Music, Audio, and Other Illnesses

On Words In Music, Redux

I was trying to figure out when and where I first tried my hand at writing lyrics. The first time that I can still remember, they were written on the wall behind Stuart Marmelstein’s parents store on a starlit evening in 7th grade. They weren’t great, but you know, back then, it was a beginning. When I found out, upon his death, that David Bowie’s lyric writing method was sort of haphazard, I kicked myself for giving up.

Bob Dylan has said people don’t often give him credit for his music — it’s all about his lyrics. Why not? He has so much to say that’s worth hearing. (Though personally I rate his music even higher.) There are certain (a very few) lyricists I admire for their words as much as their music. John Lennon, Joni Mitchell — all the obvious ones. But generally, I think what Brian Eno told me about his lyric comprehension applies to me, too: Meaning Myopia. If they sound right, my ears hear them as part of the music, and that’s enough. Most opera falls into this category. Think about Philip Glass and Robert Wilson’s words for “Einstein on the Beach”:

One two three four

One two three four

One two three four five six

One two three four five six seven eight

And then it repeats. (Obviously — it IS Philip Glass, after all). It’s not quite Mitchell’s “Hejira”, or the Fab’s “Strawberry Fields Forever”, but in the context, it works beautifully. But some lyrics are poetry as well as lyrical. Which brings me back to Rosanne Cash’s album Black Cadillac; and in particular the song, “The World Unseen”:

 

I’m the sparrow on the roof

I’m the list of everyone I have to lose

I’m the rainbow in the dirt

I am who I was and how much I can hurt

So I will look for you

In stories of the kings

Westward leading, still proceeding

To the world unseen

I’m the mirror in the hall

From your empty room I can hear it fall

Now that we must live apart

I have a lock of hair and one-half of my heart

So I will look for you

Between the grooves of songs we sing

Westward leading, still proceeding

To the world unseen

There are no gifts that will be found

Wrapped in winter, laid beneath the ground

You must be somewhere in the stars

‘Cause from a distance comes the sound of your guitar

And I will look for you in Memphis and the miles between

I will look for you in morphine and in dreams

I will look for you in the rhythm of my bloodstream

Westward leading, still proceeding

To the world unseen

On the night we recorded the song, virtually as you hear it on the record, I got home near midnight and I awoke my wife to repeat the last chorus to her, I was so moved by what we had done.

As with taste in music, who can say what makes something make sense to one person, yet the same words can be meaningless to another? I look back on the most lyric-intensive time of my life with only a few items, besides Rosanne’s album, having made much difference to me.
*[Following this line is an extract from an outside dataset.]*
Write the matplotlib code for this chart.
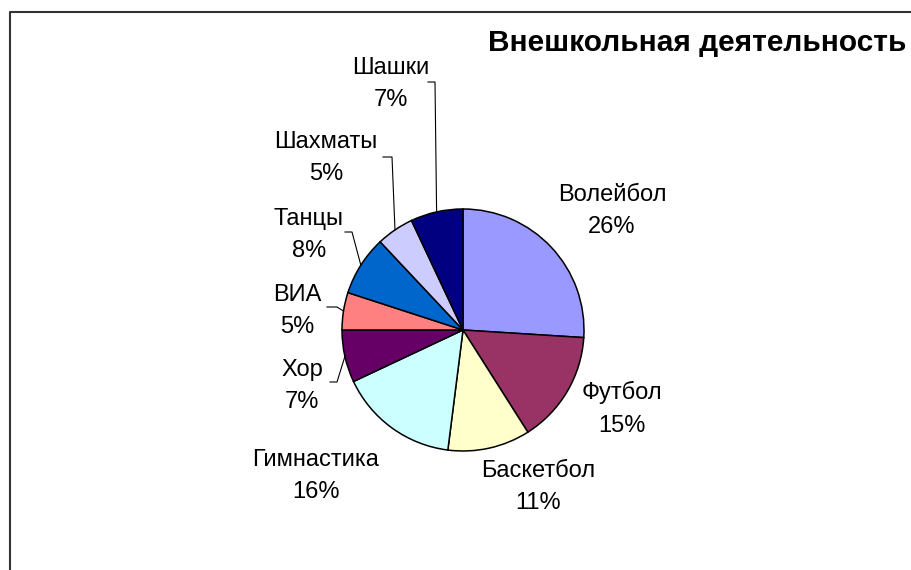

With most of the people we worked with in those years, while their lyrics may have great meaning to them, for me it was a case of my suffering from Meaning Myopia.

I’ve written about the bridge to “We Do What We Can” before. A few of Bill Bottrell’s songs mattered to me — in particular one tune that no one heard called “If I May Be So Bold”. For most people, David Baerwald’s lyrics are what his music is about. For me, as long as he sang about what he talked about, I was good. It’s the sound of the music that matters here – it’s a very rare artist who writes lyrics that convey meaning while writing mediocre music; more common is the reverse.

But even more rare is someone like Rosanne, where it all comes together.